As It Happened One Night is the defining film of its era, 1932’s No Man of Her Own has been mostly forgotten. It certainly doesn’t have the same profile or fanfare today, despite a very noteworthy pairing of stars Clark Gable and Carole Lombard. I had honestly not heard of the film before Felicia recommended I watch it to cover this week. Directed by Wesley Ruggles, whose most popular work is the Mae West star vehicle I’m No Angel, No Man of Her Own is a small, character-based drama, with a similar character dynamic as our highlighted film this week. Pairing it with It Happened One Night probably isn’t fair, though it does have some important similarities that I’ll get to.

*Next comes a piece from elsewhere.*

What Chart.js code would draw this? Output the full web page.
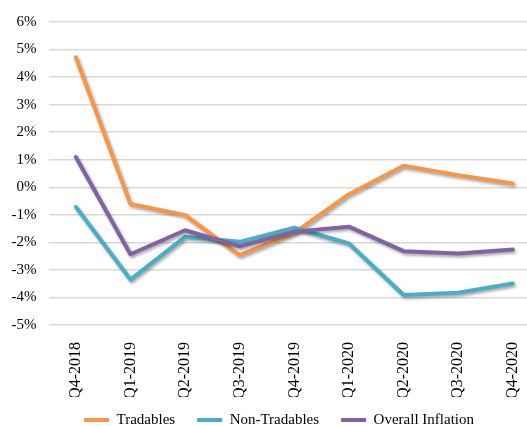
<!DOCTYPE html>
<html>
<head>
<meta charset="utf-8">
<script src="https://cdn.jsdelivr.net/npm/chart.js@4/dist/chart.umd.min.js"></script>
<style>
  html, body { margin: 0; padding: 0; background: #ffffff; overflow: hidden; }
  #wrap { position: relative; width: 541px; height: 444px; }
</style>
</head>
<body>
<div id="wrap"><canvas id="c" width="541" height="444"></canvas></div>
<script>
// Quarterly inflation, year-on-year (%)
const quarters = ['Q4-2018', 'Q1-2019', 'Q2-2019', 'Q3-2019', 'Q4-2019', 'Q1-2020', 'Q2-2020', 'Q3-2020', 'Q4-2020'];
const tradables = [4.72, -0.61, -1.01, -2.46, -1.66, -0.25, 0.78, 0.44, 0.14];
const nonTradables = [-0.71, -3.35, -1.80, -1.98, -1.47, -2.04, -3.91, -3.83, -3.49];
const overallInflation = [1.10, -2.43, -1.56, -2.14, -1.61, -1.43, -2.32, -2.40, -2.26];
const yTicks = [-5, -4, -3, -2, -1, 0, 1, 2, 3, 4, 5, 6];

const SERIF = '"Liberation Serif", "Times New Roman", serif';

// soft drop shadow under the lines
const lineShadow = {
  id: 'lineShadow',
  beforeDatasetDraw(chart) {
    const ctx = chart.ctx;
    ctx.save();
    ctx.shadowColor = 'rgba(0,0,0,0.35)';
    ctx.shadowBlur = 3;
    ctx.shadowOffsetX = 1.5;
    ctx.shadowOffsetY = 2;
  },
  afterDatasetDraw(chart) {
    chart.ctx.restore();
  }
};

// nudge the legend: centred under the visible plot, tucked closer to the axis labels
const legendShift = {
  id: 'legendShift',
  afterLayout(chart) {
    const lg = chart.legend;
    if (lg) {
      lg.left += 8.5;
      lg.right += 8.5;
      lg.top -= 6.5;
      lg.bottom -= 6.5;
    }
  }
};

const series = [
  { label: 'Tradables', data: tradables, color: '#F79646', order: 2 },
  { label: 'Non-Tradables', data: nonTradables, color: '#4BACC6', order: 1 },
  { label: 'Overall Inflation', data: overallInflation, color: '#8064A2', order: 0 }
];

new Chart(document.getElementById('c'), {
  type: 'line',
  data: {
    labels: quarters,
    datasets: series.map(s => ({
      label: s.label,
      data: s.data,
      borderColor: s.color,
      backgroundColor: s.color,
      borderWidth: 4,
      pointRadius: 0,
      tension: 0,
      order: s.order,
      borderJoinStyle: 'round',
      borderCapStyle: 'round'
    }))
  },
  options: {
    responsive: false,
    animation: false,
    layout: { padding: { top: 22, left: 0, right: 0, bottom: 0 } },
    plugins: {
      tooltip: { enabled: false },
      legend: {
        position: 'bottom',
        labels: {
          font: { family: SERIF, size: 15 },
          color: '#000000',
          boxWidth: 25,
          boxHeight: 4,
          padding: 22,
          sort: (a, b) => a.datasetIndex - b.datasetIndex,
          generateLabels(chart) {
            const items = Chart.defaults.plugins.legend.labels.generateLabels(chart);
            items.forEach(it => { it.lineWidth = 0; });
            return items;
          }
        }
      }
    },
    scales: {
      x: {
        offset: true,
        grid: { display: false },
        border: { display: false },
        ticks: {
          font: { family: SERIF, size: 16 },
          color: '#000000',
          minRotation: 90,
          maxRotation: 90,
          padding: 9
        },
        afterFit(scale) { scale.height = 72; }
      },
      y: {
        min: -5,
        max: 6,
        afterBuildTicks(scale) { scale.ticks = yTicks.map(v => ({ value: v })); },
        grid: { color: '#d9d9d9', lineWidth: 1.5, drawTicks: false },
        border: { display: false },
        ticks: {
          font: { family: SERIF, size: 15 },
          color: '#000000',
          padding: 12,
          callback: v => v + '%'
        },
        afterFit(scale) { scale.width = 48.5; }
      }
    }
  },
  plugins: [lineShadow, legendShift]
});
</script>
</body>
</html>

Gable stars as “Babe” Stewart, a charismatic card cheat who falls hard for librarian Connie while on the lam. They meet cute, are immediately attracted, and quickly end up married. In order to preserve their new marriage, Babe lies about what he does for a living, which [as you can imagine] isn’t a successful plan for very long. Once he’s found out, their relationship is tested and Babe has to make a decision whether to choose love or his exciting criminal life.
Like It Happened One Night, No Man of Her Own was released in the time between the installation of the Hays Production Code and its amendment requiring close inspection and approval. Because of this, the film definitely has that classic “pre-code” feel with racier than expected moments and sexual tensions. Gable and Lombard, who married six years after their only co-starring effort together, absolutely simmer together—their chemistry is so strong there isn’t much a review board could do about it. The “lounging pajamas” and shower sequences, however, may not have made the final cut a few years later. Funny enough, the backstage history notes that Gable and Lombard had a hard time getting along on set. They apparently found each other to be conceited and pompous, though that may have contributed to their tension on camera.
Another aspect of the Hays Code era that was sharply regulated were the elements of crime in a genre that was becoming increasingly popular at the time. In order for a film to be centered around a con man or gangster an ultimate comeuppance was required, often resulting in the fatal shootouts or long prison sentences that proved crime doesn’t pay. No Man of Her Own didn’t necessarily have to work within the same standards but it does have an interesting twist to the crime code. Essentially, Connie decides that she loves Babe enough to look past his cheating and Babe loves Connie enough to truly want to change. On the page this seems incredibly sappy but the film is sensitive enough to pull it off. The interesting twist is that Babe actually turns himself over to the police on a minor charge to be sent away to jail, as a character puts it, to “get the mud off his shoes.” It is a touching act that pays off better than it should.
Ultimately, No Man of Her Own is a modest drama that deserves a modest recommendation. While I wouldn’t call it a “must see” for anyone, it certainly has appeal for anyone interested in pre-code cinema or the history of its stars.